An Automated Conversion Process
Many industries still hand cut, stack and assemble layers of carbon fiber, making them subject to misalignment, wrinkles, missing layers and fiber crimping. Start-up company Seriforge is automating the process of converting unidirectional carbon fibers into advanced composite preforms that can be mass produced, a dream for the high-volume automotive industry and others.
San Francisco-based Seriforge uses CAD technology to design a composite laminate based on customer requirements and then proprietary software to fully automate how the dry carbon fiber layers are cut, stacked, assembled and stitched together to form a 3D preform that is ready for insertion into a tool for infusion. The result is high-volume production capability – from 10,000 to 20,000 near net shape preforms per line/per month depending on the part complexity.
Automating the process simplifies future part revisions. Once a design change is entered into the part’s CAD file, the downstream processes are also updated. “Our CAD system and production equipment are integrated from start to finish,” says Marco Zvanik, vice president of business development for Seriforge. “A change made at the starting point of the design automatically alters the entire process.” Automating production also enables documentation of the manufacturing process, creating a record for historical analysis.
Seriforge offers Z-axis reinforcement of unidirectional and woven continuous carbon fiber preforms. For parts requiring a high fiber-to-resin ratio and designed for maximum performance, Seriforge stitches the stack with a continuous fiber tow with no tension on the fiber stitch and no chain or lock stitch, which can cause distortion of the X and Y layers of the unidirectional fibers, reducing the performance of the finished laminate.
The Z stitching is only used where needed, such as areas with a significant load pattern or a cutout in the part that poses the risk for delamination. “Our same design software develops the laminate schedule for the part based on what the loading requirements are and where the load paths are,” says Zvanik.

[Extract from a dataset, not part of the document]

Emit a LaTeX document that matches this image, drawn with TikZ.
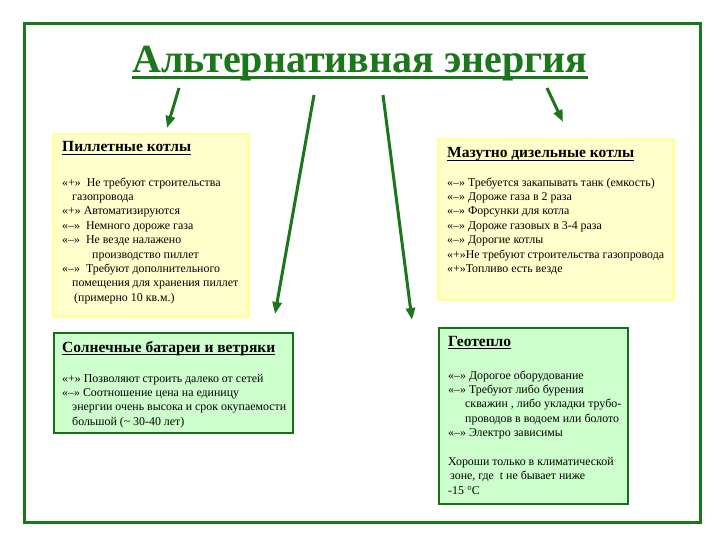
\documentclass[tikz,border=0pt]{standalone}
\usepackage{fontspec}
\setmainfont{Liberation Serif}
\usetikzlibrary{arrows.meta}
\definecolor{dgreen}{RGB}{28,118,28}
\definecolor{yfill}{RGB}{255,255,204}
\definecolor{yline}{RGB}{255,255,160}
\definecolor{gfill}{RGB}{204,255,204}
\definecolor{gline}{RGB}{20,112,20}
\begin{document}
\begin{tikzpicture}[x=1pt,y=-1pt,
  ybox/.style={draw=yline,fill=yfill,line width=2.5pt,anchor=north west,inner sep=0pt},
  gbox/.style={draw=gline,fill=gfill,line width=2.2pt,anchor=north west,inner sep=0pt},
  btitle/.style={anchor=base west,inner sep=0pt,font=\fontsize{15.5}{17}\selectfont\bfseries},
  uline/.style={line width=1.2pt},
  body/.style={anchor=base west,inner sep=0pt,align=left,font=\fontsize{11.9}{14.4}\selectfont},
  arr/.style={dgreen,line width=3pt,-{Triangle[length=12pt,width=9pt]}}]
\useasboundingbox (0,0) rectangle (720,540);
\fill[white] (0,0) rectangle (720,540);
\draw[dgreen,line width=3pt] (24,24) rectangle (700,522);

\node[anchor=base,inner sep=0pt,text=dgreen,font=\fontsize{40}{44}\selectfont\bfseries] (title) at (360,73) {Альтернативная энергия};
\draw[dgreen,line width=2.6pt] ([yshift=-4.5pt]title.base west) -- ([yshift=-4.5pt]title.base east);

% boxes
\node[ybox,minimum width=195pt,minimum height=182pt] (pel) at (52,133) {};
\node[ybox,minimum width=235pt,minimum height=160pt] (maz) at (437,138) {};
\node[gbox,minimum width=239pt,minimum height=100pt] (sol) at (53,332) {};
\node[gbox,minimum width=189pt,minimum height=176pt] (geo) at (438,327) {};

% pellet (body node placed at the baseline of its last line)
\node[btitle] (pelT) at (62,152) {Пиллетные котлы};
\draw[uline] ([yshift=-2.5pt]pelT.base west) -- ([yshift=-2.5pt]pelT.base east);
\node[body] (pelB) at (62,301.2) {«+»\ \ Не требуют строительства\\
\hspace*{10pt}газопровода\\
«+» Автоматизируются\\
«–»\ \ Немного дороже газа\\
«–»\ \ Не везде налажено\\
\hspace*{30pt}производство пиллет\\
«–»\ \ Требуют дополнительного\\
\hspace*{10pt}помещения для хранения пиллет\\
\hspace*{12pt}(примерно 10 кв.м.)};

% mazut
\node[btitle] (mazT) at (447,158) {Мазутно дизельные котлы};
\draw[uline] ([yshift=-2.5pt]mazT.base west) -- ([yshift=-2.5pt]mazT.base east);
\node[body] (mazB) at (447,272.4) {«–» Требуется закапывать танк (емкость)\\
«–» Дороже газа в 2 раза\\
«–» Форсунки для котла\\
«–» Дороже газовых в 3-4 раза\\
«–» Дорогие котлы\\
«+»Не требуют строительства газопровода\\
«+»Топливо есть везде};

% solar
\node[btitle] (solT) at (62,352) {Солнечные батареи и ветряки};
\draw[uline] ([yshift=-2.5pt]solT.base west) -- ([yshift=-2.5pt]solT.base east);
\node[body] (solB) at (62,425.2) {«+» Позволяют строить далеко от сетей\\
«–» Соотношение цена на единицу\\
\hspace*{10pt}энергии очень высока и срок окупаемости\\
\hspace*{10pt}большой (\textasciitilde\ 30-40 лет)};

% geo
\node[btitle] (geoT) at (448,346) {Геотепло};
\draw[uline] ([yshift=-2.5pt]geoT.base west) -- ([yshift=-2.5pt]geoT.base east);
\node[body] (geoB) at (448,494.2) {«–» Дорогое оборудование\\
«–» Требуют либо бурения\\
\hspace*{17pt}скважин , либо укладки трубо-\\
\hspace*{17pt}проводов в водоем или болото\\
«–» Электро зависимы\\[14.4pt]
Хороши только в климатической\\
\hspace*{2pt}зоне, где\ \ t не бывает ниже\\
-15 °С};

% arrows
\coordinate (a1s) at (179,88);  \coordinate (a1e) at (167,128);
\coordinate (a2s) at (314,95);  \coordinate (a2e) at (275,314);
\coordinate (a3s) at (383,95);  \coordinate (a3e) at (412,320);
\coordinate (a4s) at (547,88);  \coordinate (a4e) at (563,122);
\draw[arr] (a1s) -- (a1e);
\draw[arr] (a2s) -- (a2e);
\draw[arr] (a3s) -- (a3e);
\draw[arr] (a4s) -- (a4e);
\end{tikzpicture}
\end{document}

The resulting near net shape preforms are cost neutral or lower in cost than those made by hand lay-up or other standard prepreg fabrication methods, says Zvanik. Seriforge’s current customers are primarily in the oil and gas and recreational markets, although the company has several automotive projects underway. The company moved into a new manufacturing facility in 2017, and its first production line kicked into gear in June 2018. Seriforge is currently building a second production line and plans to add a third by the end of this year.